Foreword Review — Fall 2012
Touring motorcyclists enjoy their mode of travel because they can get so much closer to their surroundings than caged-in drivers in their automobiles.
This practical, well-considered guide promises to put motorcyclists in intimate contact with the vast landscape of America’s largest state, and help get them back safely to home base. Alaska is a different world from its lower 48 siblings, the authors note, and two-wheeled explorations of a potentially harsh and unforgiving frontier pose unique challenges while also being generous with rewards.
This quick-access guide, sized to slip easily from a tankbag when on the side of a muddy logging road, is actually a well-engineered survival kit that addresses must-know Q&A issues. It has a durable cover, heavy, slick pages that can handle the mud and rain, and rounded corners that minimize dog-earring.

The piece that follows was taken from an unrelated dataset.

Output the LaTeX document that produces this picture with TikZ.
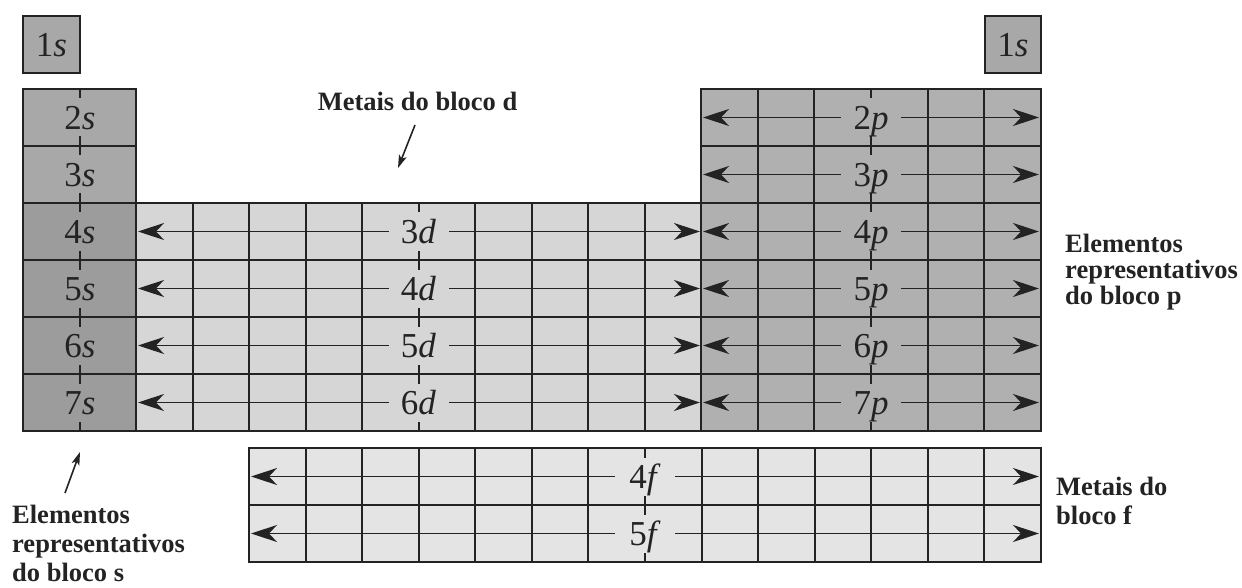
\documentclass[tikz,border=0pt]{standalone}
\usepackage{fontspec}
\setmainfont{Liberation Serif}
\usetikzlibrary{arrows.meta}
\definecolor{sfill}{RGB}{168,168,168}
\definecolor{sfillb}{RGB}{156,156,156}
\definecolor{pfill}{RGB}{176,176,176}
\definecolor{dfill}{RGB}{214,214,214}
\definecolor{ffill}{RGB}{228,228,228}
\definecolor{linec}{RGB}{35,35,35}
\newcommand\orbfont{\fontsize{35}{35}\selectfont}
\newcommand\capfont{\fontsize{26.5}{29}\selectfont\bfseries}
\newcommand\capfontb{\fontsize{26.5}{26}\selectfont\bfseries}
\begin{document}
\begin{tikzpicture}[x=1pt,y=-1pt,
  gridline/.style={draw=linec,line width=2pt},
  blockbox/.style={draw=linec,line width=2.2pt},
  orb/.style={fill=#1,inner sep=0pt,minimum width=60pt,minimum height=38pt,
    text height=24pt,text depth=0pt,font=\orbfont,text=linec},
  orbsingle/.style={inner sep=0pt,text height=24pt,text depth=0pt,font=\orbfont,text=linec},
  rowarrow/.style={draw=linec,line width=1.8pt,
    {Stealth[length=26pt,width=17pt,inset=8pt]}-{Stealth[length=26pt,width=17pt,inset=8pt]}},
  caparrow/.style={draw=linec,line width=1.6pt,-{Stealth[length=13pt,width=8pt,inset=3pt]}},
  caption/.style={font=\capfont,text=linec,inner sep=0pt,align=left},
]
\useasboundingbox (0,0) rectangle (1242,588);
% fills
\fill[sfill] (23,16) rectangle (80,73);
\fill[sfill] (985,16) rectangle (1041,73);
\fill[sfill] (23,89) rectangle (136,203);
\fill[sfillb] (23,203) rectangle (136,431);
\fill[dfill] (136,203) rectangle (701,431);
\fill[pfill] (701,89) rectangle (1041,431);
\fill[ffill] (249,448) rectangle (1041,562);
% grid: d block
\foreach \i in {1,...,9} \draw[gridline] ({136+56.5*\i},203) -- ({136+56.5*\i},431);
% grid: p block
\foreach \i in {1,...,5} \draw[gridline] ({701+56.667*\i},89) -- ({701+56.667*\i},431);
% grid: s center line
\draw[gridline] (80,89) -- (80,431);
% grid: f block
\foreach \i in {1,...,13} \draw[gridline] ({249+56.571*\i},448) -- ({249+56.571*\i},562);
\draw[gridline] (249,505) -- (1041,505);
% row lines
\draw[gridline] (23,146) -- (136,146);
\draw[gridline] (701,146) -- (1041,146);
\foreach \y in {203,260,317,374} \draw[gridline] (23,\y) -- (1041,\y);
% outlines
\draw[blockbox] (23,16) rectangle (80,73);
\draw[blockbox] (985,16) rectangle (1041,73);
\draw[blockbox] (23,89) rectangle (136,431);
\draw[blockbox] (136,203) rectangle (701,431);
\draw[blockbox] (701,89) rectangle (1041,431);
\draw[blockbox] (249,448) rectangle (1041,562);
% row arrows
\foreach \n/\y in {3/231.5,4/288.5,5/345.5,6/402.5}{
  \coordinate (dL\n) at (138,\y);
  \coordinate (dR\n) at (700,\y);
  \draw[rowarrow] (dL\n) -- (dR\n);
}
\foreach \n/\y in {2/117.5,3/174.5,4/231.5,5/288.5,6/345.5,7/402.5}{
  \coordinate (pL\n) at (703,\y);
  \coordinate (pR\n) at (1039,\y);
  \draw[rowarrow] (pL\n) -- (pR\n);
}
\foreach \n/\y in {4/476.5,5/533.5}{
  \coordinate (fL\n) at (251,\y);
  \coordinate (fR\n) at (1039,\y);
  \draw[rowarrow] (fL\n) -- (fR\n);
}
% orbital labels
\node[orbsingle] (s1a) at (51.5,44.5) {1\textit{s}};
\node[orbsingle] (s1b) at (1013,44.5) {1\textit{s}};
\foreach \n/\y in {2/117.5,3/174.5}
  \node[orb=sfill] (s\n) at (80,\y) {\n\textit{s}};
\foreach \n/\y in {4/231.5,5/288.5,6/345.5,7/402.5}
  \node[orb=sfillb] (s\n) at (80,\y) {\n\textit{s}};
\foreach \n/\y in {3/231.5,4/288.5,5/345.5,6/402.5}
  \node[orb=dfill] (d\n) at (418.5,\y) {\n\textit{d}};
\foreach \n/\y in {2/117.5,3/174.5,4/231.5,5/288.5,6/345.5,7/402.5}
  \node[orb=pfill] (p\n) at (871,\y) {\n\textit{p}};
\foreach \n/\y in {4/476.5,5/533.5}
  \node[orb=ffill] (f\n) at (645,\y) {\n\textit{f}};
% captions
\node[caption,anchor=base] (capd) at (417.5,111) {Metais do bloco d};
\coordinate (capdtail) at (415,125);
\coordinate (capdtip) at (398,168);
\draw[caparrow] (capdtail) -- (capdtip);
\node[caption,anchor=north west] (caps) at (12,505) {Elementos\\representativos\\do bloco s};
\coordinate (capstail) at (65,493);
\coordinate (capstip) at (80,452);
\draw[caparrow] (capstail) -- (capstip);
\node[caption,anchor=north west,font=\capfontb] (capp) at (1065,234) {Elementos\\representativos\\do bloco p};
\node[caption,anchor=north west] (capf) at (1056,477) {Metais do\\bloco f};
\end{tikzpicture}
\end{document}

Each chapter is laid out by particular geographic road trip that can usually be done in one or two days. The pages are sprinkled with easy-to-spot logos with information on campgrounds, motorcycle service sites, danger zones, camera-worthy vistas, breweries, and biker-friendly restaurants. Each chapter has a single At a Glance page offering an amazing amount of easy-to-digest information for trip preparation, including the ideal motorcycle for that ride, optimal season, and expected road conditions. For example, its Hot Tips entry for the 134-mile Denali Highway reads, “Be prepared to ride in the rain and sleep in freezing temperatures; road surface treacherous when wet.”
The two-man team responsible for the book is an ideal pairing. Lee Klancher, a book publisher with twenty-plus years of journalism experience, handled the writing and many of the truly spectacular color photographs. The navigator and man with the map was Phil Freeman, owner of MotoQuest, an Alaska-based motorcycle tour guide company. Freeman knows his roads. The two explain in an entertaining style how to traverse these roads safely but with swagger.
The book is a great insider’s guide. How else would an out-of-state biker ever find out about Dawson City’s Sourdough Saloon and its infamous Sourtoe Cocktail? “A drink with a dead guy’s toe in your glass. If the toe touches your lips as you drink, they put your name on the registry.” Cheers!